= Independent director =

External member of a governing body

An independent director (also sometimes known as an outside director) is a member of a board of directors who does not have a material or pecuniary relationship with company or related persons, except sitting fees. In the United States, independent outsiders make up 66% of all boards and 72% of S&P 500 company boards, according to The Wall Street Journal.

== Legal requirements ==

=== India ===
In India as of 2017, a majority of the minimum three directors of public companies having share capital in excess of Rs. 100 million (Rs 100,000,000) should be independent. Clause 49 of the listing agreements defines independent directors as follows: "For the purpose of this clause the expression 'independent directors' means directors who apart from receiving director's remuneration, do not have any other material pecuniary relationship or transactions with the company, its promoters, its management or its subsidiaries, which in judgment of the board may affect independence of judgment of the directors."

The Companies Act, 2013, most sections of which got implemented from 1 April 2014, has mandated all listed public companies to have at least one-third of the total Directors to be independent. Whereas in the case of unlisted public companies, the following class of companies shall have at least two directors as independent directors:

(i) Public Companies having paid up share capital of Ten Crore rupees or more; or
(ii) Public Companies having turnover of One Hundred Crore rupees or more; or
(iii) Public Companies which have, in aggregate, outstanding loans, debentures and deposits exceeding 50 Crore rupees or more.

The Companies Act, 2013 is drafted taking into consideration the noteworthy inputs and contribution that an Independent Director can bring in to the business. Section 149(6) of the act stipulates the criteria for a candidate that ensures highest standards of integrity, while also preventing any conflict of interest. The provisions seek to ensure the autonomy of the appointee to facilitate effective discharge of duties such as upholding shareholders' interest, upholding corporate governance standards, among others. The compensation offered to such Independent Directors in the form of "sitting fee" has also been increased from Rs. 20,000 (prescribed by Companies Act, 1956) to a maximum of Rs. 1,00,000/- per meeting.

===Kenya===
The requirements in Kenya are similar to those in India. These are to be found in the Companies Act, Cap 486, Laws of Kenya.<George Kinyua, LL.B>

=== United States ===
The NYSE and Nasdaq stock exchange standards for independent directors are similar. Both require that "a majority of the boards of director of a listed company be 'independent'". Both allow compensation for directors of $120,000/year or less (as of August 2008).

The NYSE states:
"no director qualifies as 'independent' unless the board of directors affirmatively determines that the director has 'no material relationship' with the listed company, either directly or as a partner, shareholder or officer of an organization that has a relationship with the company."

Nasdaq's rules say that an independent director must not be an officer or employee of the company or its subsidiaries or any other individual having a relationship that, in the opinion of the company's board of directors, would interfere with the exercise of independent judgment in carrying out the responsibilities of a director.

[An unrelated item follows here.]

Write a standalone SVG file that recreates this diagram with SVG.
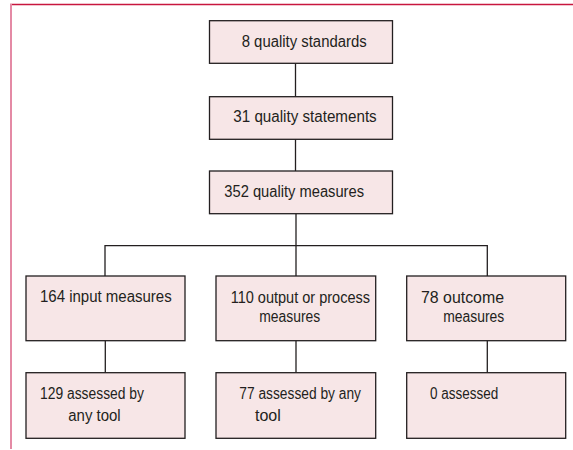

According to the Conference Board, "other than delisting a company ... there really is no penalty" by the stock exchanges or the SEC for not having enough independent directors.

==Benefits and challenges==
Ballini in 2020 argued that independent directors played an important role in planning and delivering succession to the next generation in family businesses.

Some researchers have complained that firms have appointed "independent directors who are overly sympathetic to management, while still technically independent according to regulatory definitions."

One complaint against the independence regulations is that CEOs may find loopholes to influence directors. While the NYSE has a $1 million limit on business dealing between directors and the firm, this does not include charitable contributions. Two critics of management influence over boards note that "a director who is an officer or employee of a charitable organization can still be considered independent even if the firm on whose board the director sits contributes more than $1 million to that organization".